In my experience, work and integrity have compounding effects over time. When I hear people like Adam Back, Pieter Wuille, Gregory Maxwell, Andrew Poelstra, Bryan Bishop, or Tamas Blummer sharing an opinion or making an argument, I always take a moment to pause and listen.
What’s it going to take for this bear market to turn around?
Enough accumulation by value investors will lead to rising prices, which will eventually catch the attention of the retail public.
How bullish are you on Bitcoin despite this recent pullback.
I’m incredibly bullish on Bitcoin. It’s the perfect storm. We have bottom-up second layer scaling happening via Lightning, a new generation of hardware wallets, satellite and mesh nodes. And we have top-down financialization of Bitcoin happening via institutional custody solutions, the Liquid Sidechain network, lending startups, Bitcoin securitization, Bitcoin insurance, and more.
Any tips you want to give to people new to Bitcoin?
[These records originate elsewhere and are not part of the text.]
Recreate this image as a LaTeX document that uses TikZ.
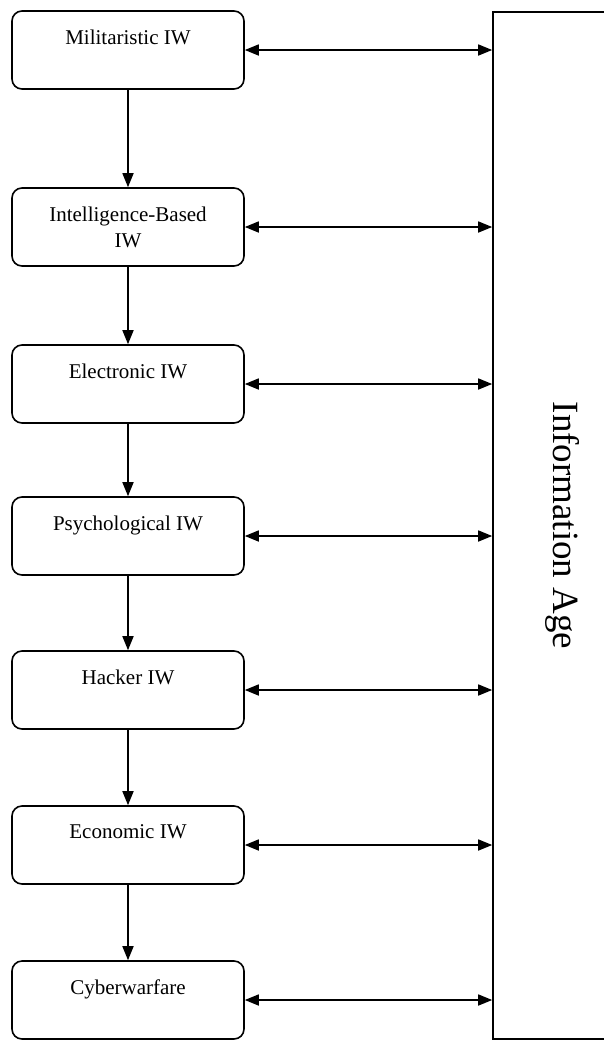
\documentclass[tikz,border=0pt]{standalone}
\usepackage{fontspec}
\setmainfont{Liberation Serif}
\usetikzlibrary{arrows.meta}
\tikzset{
    iwbox/.style={draw, rounded corners=5pt, minimum width=116pt, minimum height=39pt,
        align=center, font=\fontsize{10.5}{13}\selectfont},
    link/.style={line width=0.8pt, {Triangle[length=7pt,width=5.5pt]}-{Triangle[length=7pt,width=5.5pt]}},
    flow/.style={line width=0.8pt, -{Triangle[length=7pt,width=5.5pt]}}
}
\begin{document}
\begin{tikzpicture}[x=0.5pt, y=-0.5pt, line width=0.8pt]
        \useasboundingbox (0,0) rectangle (604,1040);
        \clip (0,0) rectangle (604,1040);

        \node[iwbox] (mil) at (128,50) {Militaristic IW\\ \mbox{}};
        \node[iwbox] (intel) at (128,227) {Intelligence-Based\\IW};
        \node[iwbox] (elec) at (128,384) {Electronic IW\\ \mbox{}};
        \node[iwbox] (psych) at (128,536) {Psychological IW\\ \mbox{}};
        \node[iwbox] (hack) at (128,690) {Hacker IW\\ \mbox{}};
        \node[iwbox] (econ) at (128,845) {Economic IW\\ \mbox{}};
        \node[iwbox] (cyber) at (128,1000) {Cyberwarfare\\ \mbox{}};

        % rotated clockwise: south is the left side
        \node[draw, rotate=-90, minimum width=513.5pt, minimum height=70pt,
            font=\fontsize{18.5}{22}\selectfont] (age) at (563,525.5) {Information Age};

        \draw[flow] (mil) -- (intel);
        \draw[flow] (intel) -- (elec);
        \draw[flow] (elec) -- (psych);
        \draw[flow] (psych) -- (hack);
        \draw[flow] (hack) -- (econ);
        \draw[flow] (econ) -- (cyber);

        \foreach \n in {mil,intel,elec,psych,hack,econ,cyber}
            \draw[link] (\n) -- (\n -| age.south);
    \end{tikzpicture}
\end{document}
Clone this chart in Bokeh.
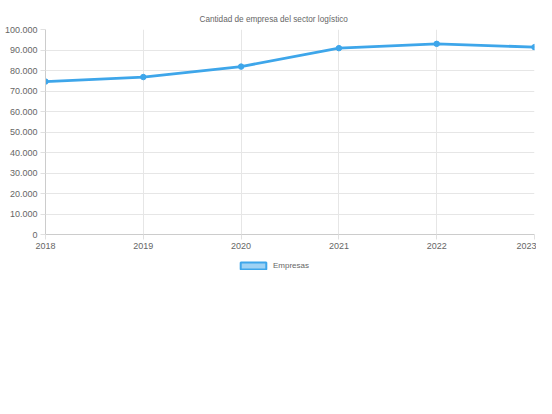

It’s hard to give out general tips, but I think the credo “don’t trust, verify” has served me well so far.
Best tips for storing Bitcoin?
I’d say google “multi sig wallet” and buy a Trezor hardware wallet. Try to be thorough in your research but avoid making things too complex. It’s very likely that most coins so far have been lost simply by people forgetting their passwords.
Name some of your favorite information sources and/or podcasts in the space.
To me Twitter works great as a big aggregators of information, so I follow individuals there and see what they link to. For some reason I don’t consume a lot of crypto podcasts for the moment — I think it’s that I’m immersed in Bitcoin all day already, so I prefer to use podcasts and audiobooks to broaden my horizon beyond Bitcoin.
Any last words of wisdom?
I’ll just repeat my pinned tweet here: “Bitcoin is digital gold in the eyes of a growing subset of the population. To some extent this group already operates on a Bitcoin Standard: investments are evaluated on their ability to yield a return in Bitcoin.”